▸ Instruction: Look through the data below and say how many of its lines contain "this", adding nothing else.

▸ Material:
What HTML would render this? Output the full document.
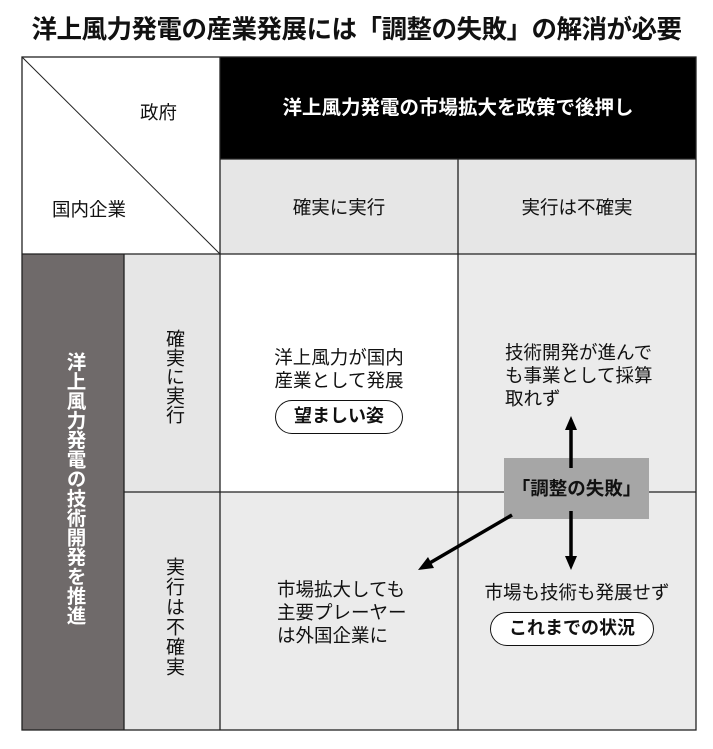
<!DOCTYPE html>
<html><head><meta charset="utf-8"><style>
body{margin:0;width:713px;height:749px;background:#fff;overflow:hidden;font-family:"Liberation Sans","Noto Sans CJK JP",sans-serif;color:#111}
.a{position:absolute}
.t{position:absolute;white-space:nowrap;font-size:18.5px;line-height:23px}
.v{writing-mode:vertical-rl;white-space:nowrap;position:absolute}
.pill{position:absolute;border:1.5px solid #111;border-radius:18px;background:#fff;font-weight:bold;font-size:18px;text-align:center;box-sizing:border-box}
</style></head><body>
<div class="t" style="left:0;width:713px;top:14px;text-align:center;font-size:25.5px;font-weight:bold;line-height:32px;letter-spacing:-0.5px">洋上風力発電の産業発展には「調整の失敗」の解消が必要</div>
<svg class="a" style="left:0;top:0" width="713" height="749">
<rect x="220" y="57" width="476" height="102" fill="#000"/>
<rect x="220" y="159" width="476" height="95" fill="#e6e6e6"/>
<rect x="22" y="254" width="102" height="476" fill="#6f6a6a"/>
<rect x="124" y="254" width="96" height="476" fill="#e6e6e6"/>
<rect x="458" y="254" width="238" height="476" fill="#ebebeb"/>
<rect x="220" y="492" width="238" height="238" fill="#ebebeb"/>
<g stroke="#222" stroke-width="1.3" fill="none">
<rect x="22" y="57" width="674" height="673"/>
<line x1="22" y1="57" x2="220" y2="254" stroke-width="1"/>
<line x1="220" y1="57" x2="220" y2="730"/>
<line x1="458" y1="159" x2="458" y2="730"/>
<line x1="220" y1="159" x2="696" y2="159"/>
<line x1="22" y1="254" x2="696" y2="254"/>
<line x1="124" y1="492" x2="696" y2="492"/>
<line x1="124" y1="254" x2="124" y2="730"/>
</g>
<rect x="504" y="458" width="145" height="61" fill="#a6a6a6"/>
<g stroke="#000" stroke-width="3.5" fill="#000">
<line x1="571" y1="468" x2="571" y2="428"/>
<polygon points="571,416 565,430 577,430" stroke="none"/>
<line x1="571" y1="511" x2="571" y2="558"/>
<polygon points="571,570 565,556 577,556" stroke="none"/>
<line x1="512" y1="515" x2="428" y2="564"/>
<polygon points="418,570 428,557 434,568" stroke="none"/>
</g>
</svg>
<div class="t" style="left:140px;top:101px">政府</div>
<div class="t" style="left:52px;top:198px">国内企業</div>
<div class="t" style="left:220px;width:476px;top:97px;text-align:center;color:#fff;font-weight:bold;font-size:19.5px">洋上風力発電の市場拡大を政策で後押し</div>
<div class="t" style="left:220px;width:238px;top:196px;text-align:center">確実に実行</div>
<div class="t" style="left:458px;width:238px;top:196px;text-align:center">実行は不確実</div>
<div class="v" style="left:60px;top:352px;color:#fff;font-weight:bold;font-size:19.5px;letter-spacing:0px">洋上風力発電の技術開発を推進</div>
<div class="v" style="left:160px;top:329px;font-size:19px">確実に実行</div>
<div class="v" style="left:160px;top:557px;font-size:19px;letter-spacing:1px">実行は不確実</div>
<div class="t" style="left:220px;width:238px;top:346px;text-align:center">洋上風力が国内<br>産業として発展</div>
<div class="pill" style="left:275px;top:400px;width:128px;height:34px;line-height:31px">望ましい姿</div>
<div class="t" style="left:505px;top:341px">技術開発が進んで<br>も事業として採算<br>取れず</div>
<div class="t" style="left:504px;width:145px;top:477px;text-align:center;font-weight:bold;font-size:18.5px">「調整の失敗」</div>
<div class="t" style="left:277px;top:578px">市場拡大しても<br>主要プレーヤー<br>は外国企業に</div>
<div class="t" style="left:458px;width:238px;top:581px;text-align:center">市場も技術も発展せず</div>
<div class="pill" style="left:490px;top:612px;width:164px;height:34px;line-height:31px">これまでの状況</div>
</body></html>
* * *
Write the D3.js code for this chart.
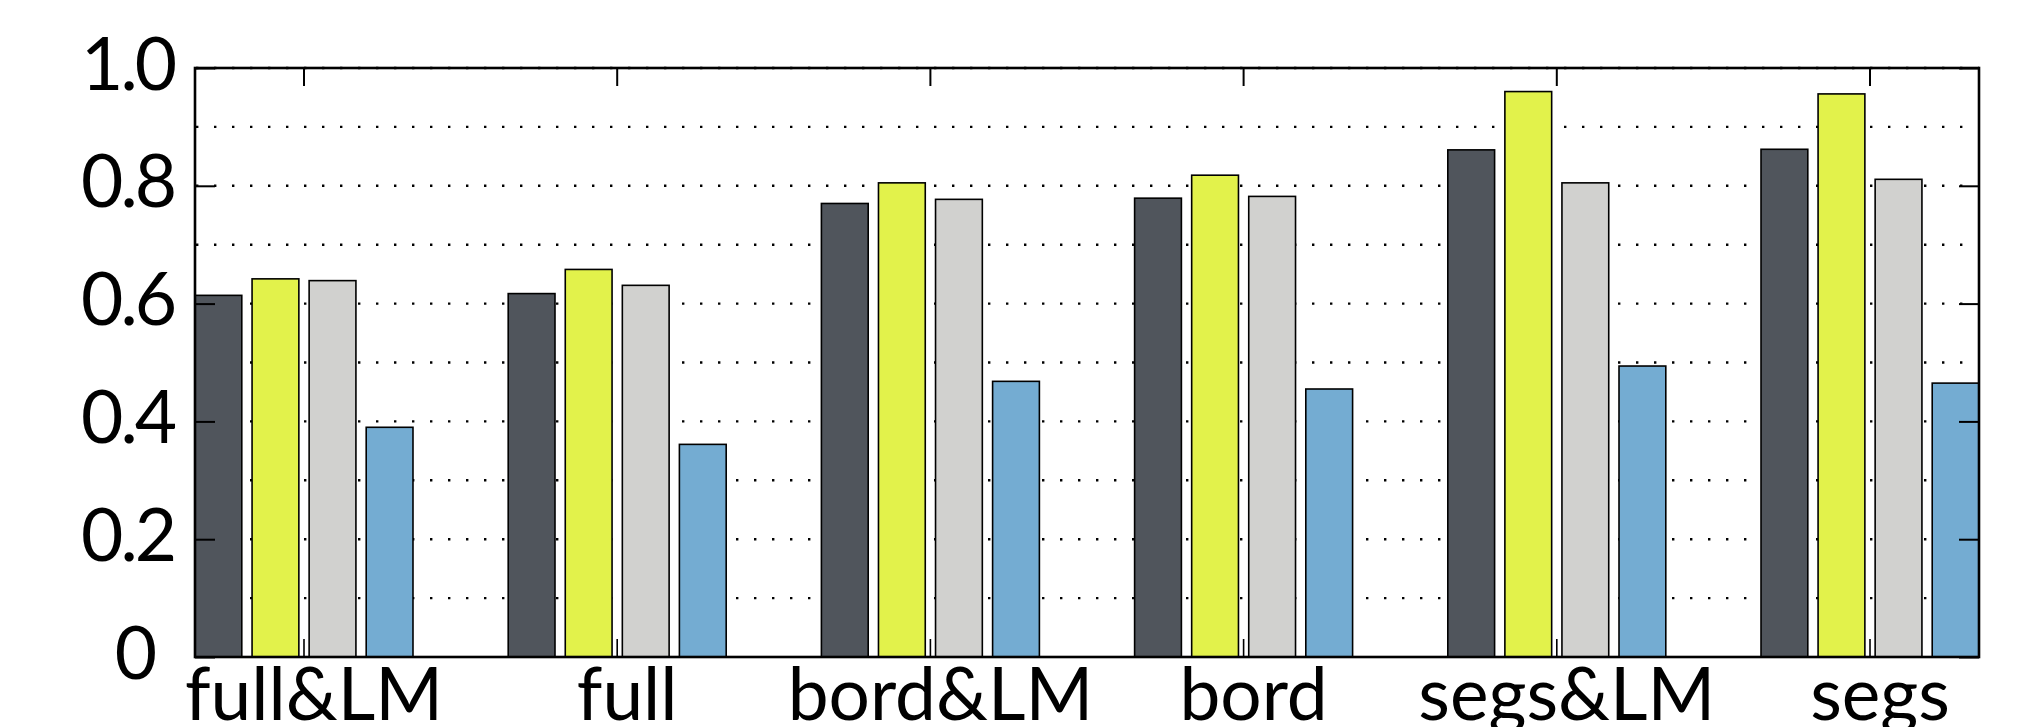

▸ Result: 2